Former U.S. Rep. Chaka Fattah is now asking the U.S. Court of Appeals for the Third Circuit to make him a free man while his lawyers fight his public corruption conviction.
A lower court rejected the same request last month.
In a recently filed motion, defense attorney Bruce Merenstein argues that the Philadelphia Democrat should stay out of jail because Fattah’s trial judge may have “abused” his discretion and violated Fattah’s Sixth Amendment right to a jury trial when he dismissed a juror on the second day of deliberations.
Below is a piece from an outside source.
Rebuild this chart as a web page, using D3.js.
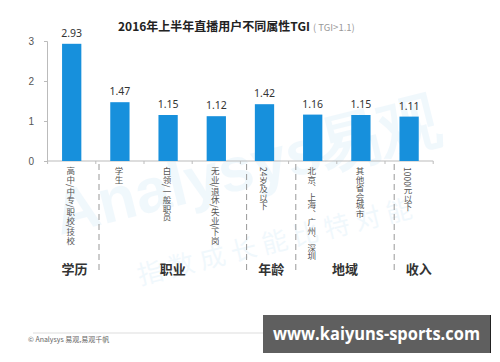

The 31-page document also says Fattah should remain at home because a U.S. Supreme Court ruling clarifying the definition of political bribery could potentially land him a new trial.
A ruling is expected sometime next week.
Fattah, 60, is scheduled to start his 10-year prison sentence on Jan. 25. It’s unclear where.
U.S. District Judge Harvey Bartle removed and replaced Timothy Miller after receiving a pair of notes from the jury foreman. One of them, signed by nine jurors, said the Lancaster man was “argumentative” and “incapable of making decisions.”
Bartle, in court documents, said he dismissed Miller because he felt he had “violated his oath as a juror” and was “intent” on hanging the jury “no matter what the law is, no matter what the evidence is.”
Miller allegedly told a deputy clerk in a hallway that he would hang the jury, though it’s unclear exactly what he meant. The comment effectively led to Miller’s dismissal.
Miller has said, on several occasions, that he was the only one of the jury who was unwilling to convict a defendant because he didn’t think federal prosecutors had presented enough evidence.
“I’m not just going to say guilty because everybody wants me to, and if that hangs this jury, so be it,” said Miller, according to court documents.
Merenstein argues that Bartle broke the “secrecy of deliberations” – when he questioned Miller and five other jurors about the content and nature of their discussions.
“What a trial court may inquire into is simply whether there has been actual juror misconduct (such as premature deliberations or introduction of extra-judicial materials into the deliberative process) and whether any such misconduct has affected the deliberative process,” wrote Merenstein.
Three days after Miller was dismissed, a reconstituted jury found Fattah guilty on all charges, including racketeering conspiracy, bribery, money laundering and bank fraud.
Fattah’s bribery convictions drive the second half of Merenstein’s motion for release pending appeal.
A jury found that Fattah accepted nearly $30,000 from co-defendant and former Philadelphia Deputy Mayor Herbert Vederman, who wanted to become a U.S. ambassador.
In exchange, Fattah sent letters praising Vederman to U.S. Senator and the White House. Fattah also hired Vederman’s girlfriend.
Merenstein argues that McDonnell v. United States could potentially overturn not only his client’s bribery convictions, but all of them because the “evidence presented and arguments made by the government at trial blurred the lines between the various alleged crimes.”
Merenstein also says Fattah’s conduct fell within the lines of the law under McDonnell.
In his ruling, Chief Justice John G. Roberts Jr. wrote that “setting up a meeting, calling another public official, or hosting an event does not, standing alone, qualify as an ‘official act.'”
“Here, a single legislator with no authority or leverage to determine or even influence the selection of United States diplomats, wrote letters to a Senator and the President, and arranged a phone call with the White House, in support of Herbert Vederman’s long-shot quest for an ambassadorship,” wrote Merenstein.
In mid-December, Bartle rejected Merenstein’s arguments, saying the evidence against Fattah was too “overwhelming,” including documents tied to more than a dozen convictions that have nothing to do with bribery.
In June, Fattah was found guilty of orchestrating what prosecutors called a “white-collar crime spree.”
In addition to accepting bribes, a jury said he stole hundreds of thousands of taxpayer dollars and charitable donations to repay part of an illegal $1 million loan he took during his failed bid for Philadelphia mayor in 2007.
The panel also found the Fattah campaign cash to help his son pay off some of his college loan debt; and pushed to create a fake environmental nonprofit as part of a plan to settle up with a political consultant he owed.
Bartle ordered Fattah, along with his co-defendants, to pay more than $600,000 in restitution.